Amigas y amigos,

Hoy hace frío. Albricias. Las campanas de Notredame. Aleluya.

Hasta aquí el parte meteorológico que acostumbro a ofrecerles en este bonito espacio de cine y conversación.

Y ahora vamos a meternos en el barro con el gran estreno de esta semana y una de las grandes superproducciones del año: Napoleón.

La firma Ridley Scott, un director que es capaz de lo mejor y de lo peor. Y de lo mejor de lo mejor y de lo peor y de lo peor.

Todos sabemos que es el director de Blade runner, Alien o The martian y como soy buena persona voy a olvidarme de las malas. Napoleón cae en el lado de las malas. No de las muy malas: solo de las malas.

La película pretende explicar la historia de Napoleon Bonaparte, aquel señor francés que un día fue dueño y señor del mundo. Un genio de la estrategia, emblema de un país cansado e icono de los ególatras del mundo y que murió en circunstancias extrañas a los 51 años.

Dicho esto, si alguien tiene la intención de ir a ver esta película para aprender algo de historia lo mejor es que vaya a una librería y compre una biografía del personaje, porque Napoleón no va a aclararle nada de nada. Uno ve la película y no consigue entender una mierda de ese señor. Ya sé que es ficción y demás, pero al tratarse de un personaje real uno espera algo de base.

No es el caso.

Las batallas son espectaculares y se nota que el presupuesto es monumental, pero cuando se trata de hablar del personaje la cosa se desmadra.

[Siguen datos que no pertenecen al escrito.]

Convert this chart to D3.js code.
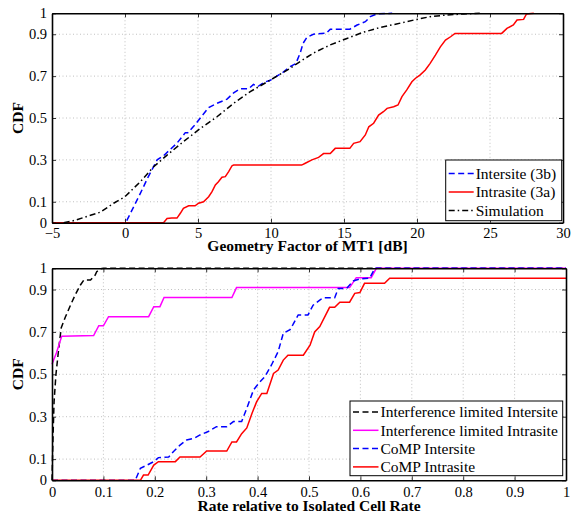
<!DOCTYPE html>
<html>
<head>
<meta charset="utf-8">
<script src="https://cdn.jsdelivr.net/npm/d3@7"></script>
<style>
  body { margin: 0; background: #fff; }
  svg { display: block; }
</style>
</head>
<body>
<div id="chart"></div>
<script>
// ---- data ----
const geoTicks = [-5, 0, 5, 10, 15, 20, 25, 30];
const cdfTicks = [0, 0.1, 0.3, 0.5, 0.7, 0.9, 1];
const rateTicks = [0, 0.1, 0.2, 0.3, 0.4, 0.5, 0.6, 0.7, 0.8, 0.9, 1];

// top panel: geometry factor [dB] vs CDF
const intersite3b = [[-5,0],[0.05,0],[0.48,0.06],[1.05,0.14],[1.6,0.22],[2.2,0.30],[2.64,0.32],[3.1,0.35],
  [3.56,0.38],[4.13,0.43],[4.3,0.43],[4.7,0.46],[5.16,0.50],[5.73,0.55],[6.3,0.57],[6.99,0.59],[7.44,0.62],
  [7.9,0.64],[8.47,0.64],[8.8,0.66],[9.1,0.65],[9.5,0.67],[9.95,0.68],[10.4,0.70],[10.86,0.72],[11.3,0.745],
  [11.7,0.76],[12.0,0.81],[12.2,0.857],[12.46,0.885],[12.9,0.90],[13.8,0.905],[14.06,0.924],[15.4,0.924],
  [15.9,0.944],[16.46,0.96],[16.8,0.984],[17.26,0.997],[18.3,1]];
const intrasite3a = [[-5,0],[2.64,0],[2.88,0.02],[3.2,0.022],[3.56,0.022],[3.79,0.045],[4.0,0.069],[4.36,0.081],
  [4.8,0.081],[5.04,0.093],[5.38,0.10],[5.73,0.124],[5.96,0.148],[6.19,0.18],[6.4,0.196],[6.64,0.217],
  [6.87,0.22],[7.1,0.244],[7.33,0.272],[7.44,0.275],[12.1,0.275],[12.35,0.284],[12.8,0.30],[13.26,0.312],
  [13.6,0.33],[14.06,0.33],[14.4,0.355],[15.4,0.355],[15.66,0.379],[16.1,0.387],[16.46,0.419],[16.7,0.458],
  [17.03,0.475],[17.37,0.514],[17.7,0.53],[17.95,0.546],[18.4,0.554],[18.7,0.562],[18.97,0.602],[19.3,0.634],
  [19.65,0.673],[19.9,0.69],[20.2,0.705],[20.57,0.729],[20.9,0.761],[21.26,0.80],[21.6,0.84],[21.95,0.872],
  [22.3,0.888],[22.6,0.904],[25.8,0.904],[26.16,0.928],[26.6,0.944],[26.85,0.968],[27.3,0.971],[27.5,0.997],
  [28.0,1]];
const simulation = [[-4.2,0],[-3.5,0.01],[-2.6,0.03],[-1.7,0.05],[-0.78,0.093],[0,0.124],[1.05,0.196],
  [1.96,0.267],[2.88,0.323],[4.0,0.387],[5.16,0.45],[6.3,0.506],[7.44,0.57],[8.58,0.626],[9.95,0.681],
  [11.3,0.737],[12.0,0.77],[12.9,0.81],[14.06,0.849],[15.2,0.88],[16.3,0.909],[17.5,0.933],[18.6,0.949],
  [19.8,0.968],[20.9,0.984],[22.05,0.992],[23.2,0.997],[24.3,1]];

// bottom panel: rate relative to isolated cell rate vs CDF
const ifIntersite = [[0,0],[0.0017,0.18],[0.004,0.37],[0.0077,0.50],[0.013,0.62],[0.018,0.72],[0.026,0.77],
  [0.036,0.826],[0.045,0.874],[0.055,0.92],[0.062,0.945],[0.075,0.945],[0.084,0.968],[0.087,0.984],
  [0.094,0.997],[0.1,1],[1,1]];
const ifIntrasite = [[0,0.547],[0.0085,0.60],[0.019,0.68],[0.081,0.683],[0.091,0.729],[0.1,0.729],[0.11,0.772],
  [0.188,0.772],[0.198,0.819],[0.21,0.819],[0.218,0.862],[0.35,0.862],[0.359,0.909],[0.579,0.909],
  [0.592,0.956],[0.621,0.956],[0.631,1],[1,1]];
const compIntersite = [[0,0],[0.162,0],[0.172,0.057],[0.185,0.072],[0.198,0.088],[0.207,0.107],[0.227,0.11],
  [0.236,0.135],[0.249,0.166],[0.262,0.19],[0.278,0.20],[0.288,0.214],[0.304,0.23],[0.32,0.253],[0.34,0.253],
  [0.353,0.277],[0.369,0.277],[0.379,0.34],[0.392,0.426],[0.402,0.457],[0.414,0.489],[0.427,0.544],
  [0.44,0.607],[0.45,0.694],[0.463,0.71],[0.469,0.735],[0.479,0.78],[0.498,0.78],[0.508,0.826],[0.521,0.85],
  [0.527,0.861],[0.55,0.861],[0.557,0.905],[0.573,0.905],[0.586,0.94],[0.599,0.95],[0.618,0.953],[0.628,1],[1,1]];
const compIntrasite = [[0,0],[0.172,0],[0.178,0.025],[0.187,0.025],[0.198,0.072],[0.207,0.088],[0.24,0.088],
  [0.249,0.11],[0.288,0.11],[0.301,0.138],[0.34,0.138],[0.35,0.181],[0.359,0.181],[0.369,0.22],[0.379,0.247],
  [0.389,0.315],[0.398,0.37],[0.408,0.41],[0.418,0.41],[0.431,0.504],[0.44,0.52],[0.45,0.567],[0.459,0.59],
  [0.489,0.59],[0.502,0.637],[0.511,0.70],[0.521,0.725],[0.54,0.816],[0.55,0.816],[0.56,0.84],[0.579,0.84],
  [0.589,0.882],[0.599,0.886],[0.608,0.929],[0.647,0.929],[0.657,0.953],[1,0.953]];

// ---- layout ----
const width = 571;
const height = 515;
const serif = "Liberation Serif";

const svg = d3.select("#chart").append("svg")
    .attr("width", width)
    .attr("height", height)
    .attr("font-family", serif)
    .style("background", "#fff");

function drawPanel(p) {
    const x = d3.scaleLinear().domain(p.xDomain).range([p.left, p.right]);
    const y = d3.scaleLinear().domain([0, 1]).range([p.bottom, p.top]);
    const g = svg.append("g");

    // dotted grid
    g.append("g").selectAll("line")
        .data(p.xTicks.filter(d => d !== p.xDomain[0] && d !== p.xDomain[1]))
        .join("line")
        .attr("x1", d => x(d)).attr("x2", d => x(d))
        .attr("y1", p.top).attr("y2", p.bottom)
        .attr("stroke", "#b0b0b0").attr("stroke-width", 0.8).attr("stroke-dasharray", "1,2.5");
    g.append("g").selectAll("line")
        .data(cdfTicks.filter(d => d !== 0 && d !== 1))
        .join("line")
        .attr("x1", p.left).attr("x2", p.right)
        .attr("y1", d => y(d)).attr("y2", d => y(d))
        .attr("stroke", "#b0b0b0").attr("stroke-width", 0.8).attr("stroke-dasharray", "1,2.5");

    // curves
    const line = d3.line().x(d => x(d[0])).y(d => y(d[1]));
    p.series.forEach(s => {
        g.append("path")
            .datum(s.values)
            .attr("fill", "none")
            .attr("stroke", s.color)
            .attr("stroke-width", 1.5)
            .attr("stroke-dasharray", s.dash)
            .attr("d", line);
    });

    // axes (inward ticks, box)
    const xb = g.append("g").attr("transform", `translate(0,${p.bottom})`)
        .call(d3.axisBottom(x).tickValues(p.xTicks).tickFormat(p.fmt).tickSizeInner(-4).tickSizeOuter(0).tickPadding(p.xPad));
    const xt = g.append("g").attr("transform", `translate(0,${p.top})`)
        .call(d3.axisTop(x).tickValues(p.xTicks).tickFormat("").tickSizeInner(-4).tickSizeOuter(0));
    const yl = g.append("g").attr("transform", `translate(${p.left},0)`)
        .call(d3.axisLeft(y).tickValues(cdfTicks).tickFormat(d3.format("")).tickSizeInner(-4).tickSizeOuter(0).tickPadding(5));
    const yr = g.append("g").attr("transform", `translate(${p.right},0)`)
        .call(d3.axisRight(y).tickValues(cdfTicks).tickFormat("").tickSizeInner(-4).tickSizeOuter(0));
    [xb, xt, yl, yr].forEach(a => {
        a.attr("font-family", serif).attr("font-size", 14.5);
        a.select(".domain").attr("stroke", "#000").attr("stroke-width", 1.6);
        a.selectAll(".tick line").attr("stroke", "#000").attr("stroke-width", 0.8);
        a.selectAll(".tick text").attr("fill", "#000");
    });

    // axis titles
    g.append("text")
        .attr("x", (p.left + p.right) / 2).attr("y", p.xLabelY)
        .attr("text-anchor", "middle")
        .attr("font-size", 15.5).attr("font-weight", "bold")
        .text(p.xLabel);
    g.append("text")
        .attr("transform", `translate(23,${(p.top + p.bottom) / 2}) rotate(-90)`)
        .attr("text-anchor", "middle")
        .attr("font-size", 15.5).attr("font-weight", "bold")
        .text("CDF");

    // legend
    const lg = g.append("g");
    lg.append("rect")
        .attr("x", p.legend.x).attr("y", p.legend.y)
        .attr("width", p.legend.w).attr("height", p.legend.h)
        .attr("fill", "#fff").attr("stroke", "#000").attr("stroke-width", 1);
    p.series.forEach((s, i) => {
        const ry = p.legend.y + p.legend.row0 + i * p.legend.step;
        lg.append("line")
            .attr("x1", p.legend.x + 3).attr("x2", p.legend.x + p.legend.lineW)
            .attr("y1", ry).attr("y2", ry)
            .attr("stroke", s.color).attr("stroke-width", 1.5)
            .attr("stroke-dasharray", s.dash);
        lg.append("text")
            .attr("x", p.legend.x + p.legend.lineW + 2).attr("y", ry)
            .attr("dy", "0.35em")
            .attr("font-size", 15.5)
            .text(s.name);
    });
}

drawPanel({
    left: 52, right: 563, top: 13.3, bottom: 222.7,
    xDomain: [-5, 30], xTicks: geoTicks, xPad: 5,
    fmt: d => d < 0 ? "\u2212" + Math.abs(d) : String(d),
    xLabel: "Geometry Factor of MT1 [dB]", xLabelY: 251,
    series: [
        { name: "Intersite (3b)", values: intersite3b, color: "#0000ff", dash: "6,3.5" },
        { name: "Intrasite (3a)", values: intrasite3a, color: "#ff0000", dash: null },
        { name: "Simulation", values: simulation, color: "#000", dash: "6,3,1.5,3" }
    ],
    legend: { x: 445.7, y: 160, w: 116, h: 60.7, row0: 13.5, step: 18.5, lineW: 28 }
});

drawPanel({
    left: 52, right: 566, top: 268.3, bottom: 480.3,
    xDomain: [0, 1], xTicks: rateTicks, xPad: 6,
    fmt: d => String(d),
    xLabel: "Rate relative to Isolated Cell Rate", xLabelY: 511,
    series: [
        { name: "Interference limited Intersite", values: ifIntersite, color: "#000", dash: "6,3.5" },
        { name: "Interference limited Intrasite", values: ifIntrasite, color: "#ff00ff", dash: null },
        { name: "CoMP Intersite", values: compIntersite, color: "#0000ff", dash: "6,3.5" },
        { name: "CoMP Intrasite", values: compIntrasite, color: "#ff0000", dash: null }
    ],
    legend: { x: 350, y: 401, w: 212.7, h: 74.7, row0: 11, step: 18.3, lineW: 28.5 }
});
</script>
</body>
</html>
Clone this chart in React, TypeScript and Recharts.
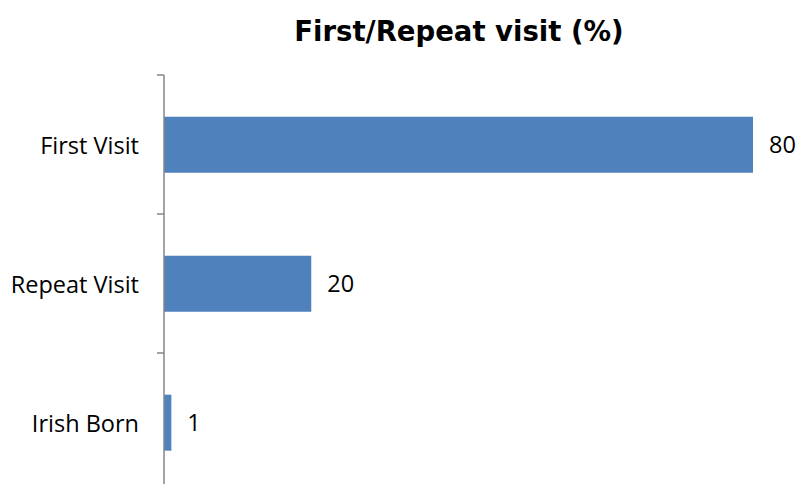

La elección de Joaquin Phoenix para interpretar a Napoleón podría parecer un gran acierto de entrada, pero para que lo hubiera sido debería haber contado con un realizador que lo pusiera en vereda y Ridley Scott deja que Phoenix haga lo que le sale de la entrepierna. No hay freno al festival de gestos, sonidos guturales y posturas imposibles que el actor dedica al emperador. Llega un punto en que el espectador cree estar viendo una película de los Monty Python. No, no estoy exagerando.

De las escenas de sexo no voy a hablar, pero es imposible contener la risa. Imposible. No sé si algún consultor explicó a Phoenix la forma que tenía Napoleón de hacer el amor (yo he leído algunos libros sobre el tema y no recuerdo que se mencionara el tema, pero seguro que hay gente que domina el tema mucho más que un servidor) o es que al actor le dio un ataque de creatividad y nadie fue capaz de decirle que parara.

En cualquier caso, ese enorme desequilibrio entre la parte bélica y guerrera de Napoleón y su vida íntima y personal causa un terremoto conceptual imposible de superar. Por eso el filme es tan delirante: dos horas y cuarenta y cinco minutos de nada.

Lo bueno, más allá de las batallas, es la presencia de un impresionante Rupert Everett interpretando al Duque de Wellington. Hace mucho tiempo que no veía a Everett en nada relevante y parte de su ausencia se debe a su carácter que hizo que le incluyeran en una de esas listas negras a las que van a parar los tipos complicados: tipos que la lían en los rodajes o que son un infierno para los compañeros del gremio.

Sea como sea, Everett es lo mejor de la película y la demostración de la energía que puede llegar a desprender un personaje cuando el que lo interpreta se empeña en meterse en su piel. Obviamente, se come a Phoenix y a la película solo le faltaba ese detalle para acabar de despeñarse.

En fin, no se la recomiendo. Ya la he visto yo para que ustedes no tengan que verla.